Le meilleur moyen d’acquérir le consentement de sa population, est de donner. Donner de lui-même, faire plus d’effort que les autres, montrer l’exemple, mais aussi donner des biens matériels : « Le premier et le principal instrument du pouvoir consiste dans sa générosité. » On vient le voir pour toute requête et sa capacité à les satisfaire détermine le niveau de consentement dont son mandat est gratifié. L’ethnologue donnait beaucoup de cadeaux aux chefs, car ces derniers étaient de précieux informateurs, mais tous ces cadeaux étaient redistribués, non par bonté d’âme, mais par obligation politique, voire par calcul florentin.
Evidemment, le chef est parfois gagné par la mélancolie. Il y a des moments où ses responsabilités lui pèsent trop et que l’avidité et l’ingratitude de son groupe lui sont insupportables. Il a alors la ressource de menacer de partir. Comme les parlements modernes qui procèdent à un « vote de confiance », le chef nambikwara se tourne vers ses administrés, le sexe droit dans son étui, et, décoré de quelques modestes ornements, il leur lance : « C’est fini de donner! C’est fini d’être généreux! Qu’un autre soit généreux à ma place! ». D’après Lévi-Strauss, ce moment constitue la crise la plus grave de son règne.

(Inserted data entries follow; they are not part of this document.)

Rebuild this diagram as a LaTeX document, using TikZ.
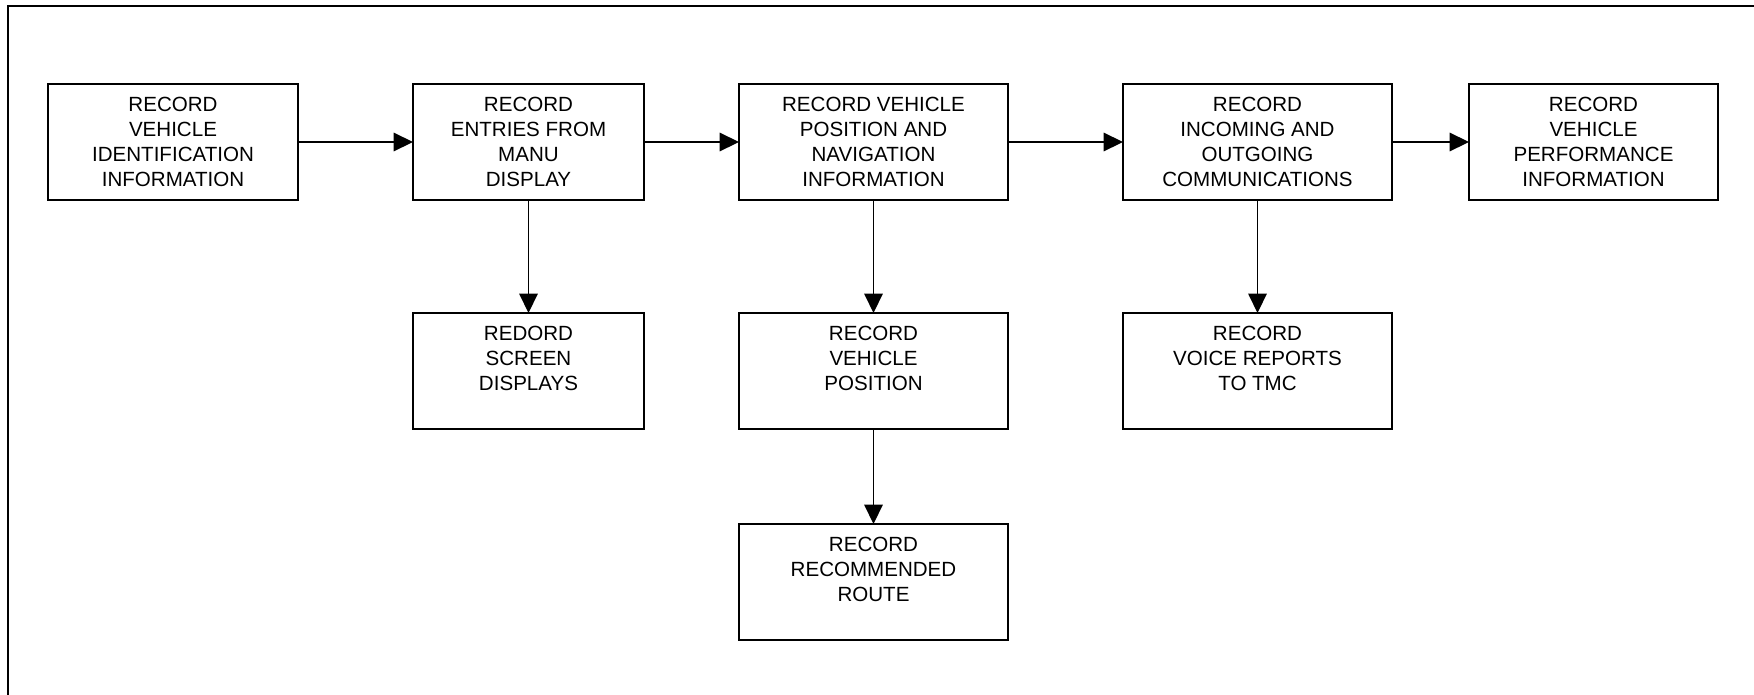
\documentclass[tikz,border=0pt]{standalone}
\usepackage{fontspec}
\setmainfont{Liberation Sans}
\usetikzlibrary{arrows.meta}

\begin{document}
\begin{tikzpicture}[x=0.02cm, y=-0.02cm,
  box/.style={draw, line width=0.8pt, align=center, inner sep=0pt, outer sep=0pt,
    minimum height=2.32cm, font=\fontsize{11.7}{14.2}\selectfont},
  flow/.style={line width=0.8pt, -{Triangle[length=11pt, width=10.5pt]}}]

% Page
\useasboundingbox (0,0) rectangle (1754,694);
\clip (0,0) rectangle (1754,694);
\draw[line width=0.8pt] (8,6) rectangle (1800,760);

% Top row
\node[box, minimum width=5cm] (vehid) at (173,142) {RECORD\\VEHICLE\\IDENTIFICATION\\INFORMATION};
\node[box, minimum width=4.62cm] (menu) at (528.5,142) {RECORD\\ENTRIES FROM\\MANU\\DISPLAY};
\node[box, minimum width=5.38cm] (posnav) at (873.5,142) {RECORD VEHICLE\\POSITION AND\\NAVIGATION\\INFORMATION};
\node[box, minimum width=5.38cm] (comms) at (1257.5,142) {RECORD\\INCOMING AND\\OUTGOING\\COMMUNICATIONS};
\node[box, minimum width=4.98cm] (perf) at (1593.5,142) {RECORD\\VEHICLE\\PERFORMANCE\\INFORMATION};

% Second row
\node[box, minimum width=4.62cm] (screen) at (528.5,371) {REDORD\\SCREEN\\DISPLAYS\\\mbox{}};
\node[box, minimum width=5.38cm] (pos) at (873.5,371) {RECORD\\VEHICLE\\POSITION\\\mbox{}};
\node[box, minimum width=5.38cm] (voice) at (1257.5,371) {RECORD\\VOICE REPORTS\\TO TMC\\\mbox{}};

% Third row
\node[box, minimum width=5.38cm] (route) at (873.5,582) {RECORD\\RECOMMENDED\\ROUTE\\\mbox{}};

% Arrows
\draw[flow] (vehid) -- (menu);
\draw[flow] (menu) -- (posnav);
\draw[flow] (posnav) -- (comms);
\draw[flow] (comms) -- (perf);
\draw[flow] (menu) -- (screen);
\draw[flow] (posnav) -- (pos);
\draw[flow] (comms) -- (voice);
\draw[flow] (pos) -- (route);

\end{tikzpicture}
\end{document}
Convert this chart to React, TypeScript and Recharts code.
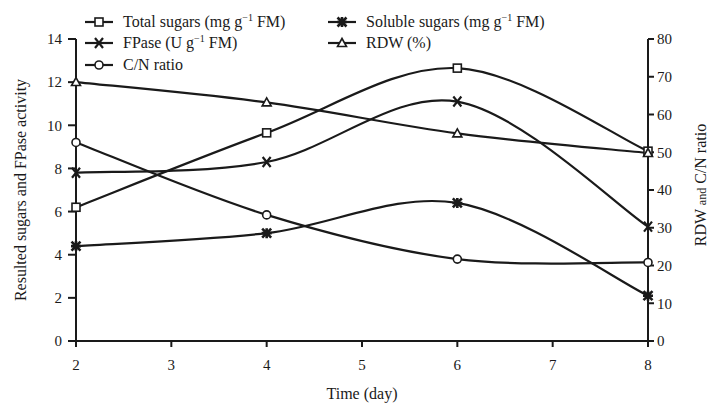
import { LineChart, Line, XAxis, YAxis } from "recharts";

document.body.style.margin = "0";

const days = [2, 4, 6, 8];
const dayTicks = [2, 3, 4, 5, 6, 7, 8];
const leftTicks = [0, 2, 4, 6, 8, 10, 12, 14];
const rightTicks = [0, 10, 20, 30, 40, 50, 60, 70, 80];

const totalSugars = [6.2, 9.65, 12.65, 8.8];
const solubleSugars = [4.4, 5.0, 6.4, 2.1];
const fpase = [7.8, 8.3, 11.1, 5.3];
const rdw = [68.6, 63.2, 55.0, 49.8];
const cnRatio = [52.6, 33.4, 21.7, 20.8];

const chartData = days.map((d, i) => ({
  day: d,
  total: totalSugars[i],
  soluble: solubleSugars[i],
  fpase: fpase[i],
  rdw: rdw[i],
  cn: cnRatio[i],
}));

const FONT = "'Liberation Serif', 'DejaVu Serif', serif";
const INK = "#1a1a1a";

// Excel-like smoothed line (bezier through points, tangent = (p[i+1]-p[i-1])/6)
function smoothCurve(context: any) {
  let pts: number[][] = [];
  return {
    areaStart() {},
    areaEnd() {},
    lineStart() {
      pts = [];
    },
    point(x: number, y: number) {
      pts.push([+x, +y]);
    },
    lineEnd() {
      if (!pts.length) return;
      context.moveTo(pts[0][0], pts[0][1]);
      for (let i = 0; i < pts.length - 1; i++) {
        const p0 = pts[i - 1] || pts[i];
        const p1 = pts[i];
        const p2 = pts[i + 1];
        const p3 = pts[i + 2] || p2;
        context.bezierCurveTo(
          p1[0] + (p2[0] - p0[0]) / 6,
          p1[1] + (p2[1] - p0[1]) / 6,
          p2[0] - (p3[0] - p1[0]) / 6,
          p2[1] - (p3[1] - p1[1]) / 6,
          p2[0],
          p2[1]
        );
      }
    },
  };
}

type Shape = "square" | "star" | "cross" | "triangle" | "circle";

function Marker({ shape, cx, cy }: { shape: Shape; cx: number; cy: number }) {
  const s = { stroke: INK, strokeWidth: 1.6, fill: "#fff" };
  if (shape === "square")
    return <rect x={cx - 4} y={cy - 4} width={8} height={8} {...s} />;
  if (shape === "circle") return <circle cx={cx} cy={cy} r={4} {...s} />;
  if (shape === "triangle")
    return (
      <path
        d={`M${cx},${cy - 4.5} L${cx + 4.5},${cy + 3.5} L${cx - 4.5},${cy + 3.5} Z`}
        {...s}
      />
    );
  if (shape === "cross")
    return (
      <path
        d={`M${cx - 4},${cy - 5} L${cx + 4},${cy + 5} M${cx + 4},${cy - 5} L${cx - 4},${cy + 5}`}
        stroke={INK}
        strokeWidth={2.2}
        fill="none"
      />
    );
  return (
    <path
      d={`M${cx - 4.5},${cy - 4.5} L${cx + 4.5},${cy + 4.5} M${cx + 4.5},${cy - 4.5} L${cx - 4.5},${cy + 4.5} M${cx},${cy - 5} L${cx},${cy + 5} M${cx - 5},${cy} L${cx + 5},${cy}`}
      stroke={INK}
      strokeWidth={2.6}
      fill="none"
    />
  );
}

const dot = (shape: Shape) => (p: any) =>
  <Marker key={`${shape}-${p.index}`} shape={shape} cx={p.cx} cy={p.cy} />;

const Sup = () => (
  <tspan dy={-6} fontSize={10}>
    {"\u22121"}
  </tspan>
);

const legendItems: { shape: Shape; x: number; y: number; label: any }[] = [
  {
    shape: "square",
    x: 85,
    y: 22,
    label: (
      <>
        Total sugars (mg g<Sup />
        <tspan dy={6}> FM)</tspan>
      </>
    ),
  },
  {
    shape: "star",
    x: 328,
    y: 22,
    label: (
      <>
        Soluble sugars (mg g<Sup />
        <tspan dy={6}> FM)</tspan>
      </>
    ),
  },
  {
    shape: "cross",
    x: 85,
    y: 43,
    label: (
      <>
        FPase (U g<Sup />
        <tspan dy={6}> FM)</tspan>
      </>
    ),
  },
  { shape: "triangle", x: 328, y: 43, label: "RDW (%)" },
  { shape: "circle", x: 85, y: 65, label: "C/N ratio" },
];

function LegendBox() {
  return (
    <svg
      width={712}
      height={80}
      style={{ position: "absolute", left: 0, top: 0, pointerEvents: "none" }}
    >
      {legendItems.map((it, i) => (
        <g key={i}>
          <line x1={it.x} x2={it.x + 28} y1={it.y} y2={it.y} stroke={INK} strokeWidth={2.2} />
          <Marker shape={it.shape} cx={it.x + 14} cy={it.y} />
          <text
            x={it.x + 38}
            y={it.y + 5}
            fontFamily={FONT}
            fontSize={16}
            fill={INK}
          >
            {it.label}
          </text>
        </g>
      ))}
    </svg>
  );
}

const tickStyle = { fill: INK, fontSize: 15, fontFamily: FONT };

export default function App() {
  return (
    <div
      style={{
        position: "relative",
        width: 712,
        height: 406,
        background: "#fff",
        fontFamily: FONT,
      }}
    >
      <LineChart
        width={712}
        height={406}
        data={chartData}
        margin={{ top: 39, right: 24, bottom: 25, left: 36 }}
      >
        <XAxis
          dataKey="day"
          type="number"
          domain={[2, 8]}
          ticks={dayTicks}
          stroke={INK}
          strokeWidth={2}
          tickSize={6}
          tick={tickStyle}
          tickMargin={12}
          height={40}
          label={{
            value: "Time (day)",
            position: "insideBottom",
            offset: -18,
            style: { fill: INK, fontSize: 16, fontFamily: FONT },
          }}
        />
        <YAxis
          yAxisId="left"
          domain={[0, 14]}
          ticks={leftTicks}
          stroke={INK}
          strokeWidth={2}
          tickSize={8}
          tickMargin={6}
          tick={tickStyle}
          width={40}
          label={{
            value: "Resulted sugars and FPase activity",
            angle: -90,
            position: "insideLeft",
            offset: -16,
            style: {
              textAnchor: "middle",
              fill: INK,
              fontSize: 16,
              fontFamily: FONT,
            },
          }}
        />
        <YAxis
          yAxisId="right"
          orientation="right"
          domain={[0, 80]}
          ticks={rightTicks}
          stroke={INK}
          strokeWidth={2}
          tickSize={6}
          tickMargin={3}
          tick={{ ...tickStyle, textAnchor: "start" }}
          width={40}
          label={(props: any) => {
            const vb = props.viewBox;
            const x = vb.x + 58;
            const y = vb.y + vb.height / 2 - 5;
            return (
              <text
                x={x}
                y={y}
                transform={`rotate(-90 ${x} ${y})`}
                textAnchor="middle"
                fontFamily={FONT}
                fontSize={16}
                fill={INK}
              >
                RDW <tspan fontSize={12}>and</tspan> C/N ratio
              </text>
            );
          }}
        />
        <Line
          yAxisId="left"
          dataKey="total"
          type={smoothCurve as any}
          stroke={INK}
          strokeWidth={2.2}
          dot={dot("square")}
          isAnimationActive={false}
        />
        <Line
          yAxisId="left"
          dataKey="soluble"
          type={smoothCurve as any}
          stroke={INK}
          strokeWidth={2.2}
          dot={dot("star")}
          isAnimationActive={false}
        />
        <Line
          yAxisId="left"
          dataKey="fpase"
          type={smoothCurve as any}
          stroke={INK}
          strokeWidth={2.2}
          dot={dot("cross")}
          isAnimationActive={false}
        />
        <Line
          yAxisId="right"
          dataKey="rdw"
          type={smoothCurve as any}
          stroke={INK}
          strokeWidth={2.2}
          dot={dot("triangle")}
          isAnimationActive={false}
        />
        <Line
          yAxisId="right"
          dataKey="cn"
          type={smoothCurve as any}
          stroke={INK}
          strokeWidth={2.2}
          dot={dot("circle")}
          isAnimationActive={false}
        />
      </LineChart>
      <LegendBox />
    </div>
  );
}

Sur le plan intellectuel, la générosité est traduite par « l’ingéniosité ». « Un bon chef fait preuve d’initiative et d’adresse. » Il prépare les poisons des flèches, il fabrique des jouets et des bidules, il doit aussi savoir chanter et danser. Le chef est un « joyeux luron toujours prêt à distraire la bande et à rompre la monotonie de la vie quotidienne. » Cela paraît drôle, mais c’est absolument essentiel. Dans la forêt, les Indiens sont parfois pris par un cafard dévastateur. Divertir ses ouailles est donc d’utilité publique, si l’on ne veut pas que la déprime se généralise au point d’ôter l’énergie d’aller chasser. Par ailleurs, dans les sociétés conduites par la pensée mythique et magique, raconter des histoires et chanter revient à entrer en communication avec l’autre monde, ou le monde des morts, des ancêtres. Divertir le groupe, c’est en réalité rappeler les grands mythes fondateurs, c’est retremper symboliquement les individus dans le monde des origines dont ils ont la nostalgie. Chanter, danser, raconter, jouer la comédie, ce sont les activités les plus nobles, chez les hommes préindustriels.
Alors moi, dans ma maison de Belfast, je suis un peu un Nambikwara avec mes colocataires pakistanais, indiens, lettons, slovaques et tchèques. Je fais le clown, je les flatte, je ne compte pas mes efforts, et quand je hausse la voix pour en remettre un à sa place, je le fais en pariant sur le fait que les autres ne bougeront pas. Puis quand une crise est déminée, je redeviens le clown qui raconte des histoires à dormir debout. Je tâche de créer une petite mythologie où, eux et moi, formons un groupe de jeunes gens merveilleux et supérieurs à toutes les communautés de Belfast.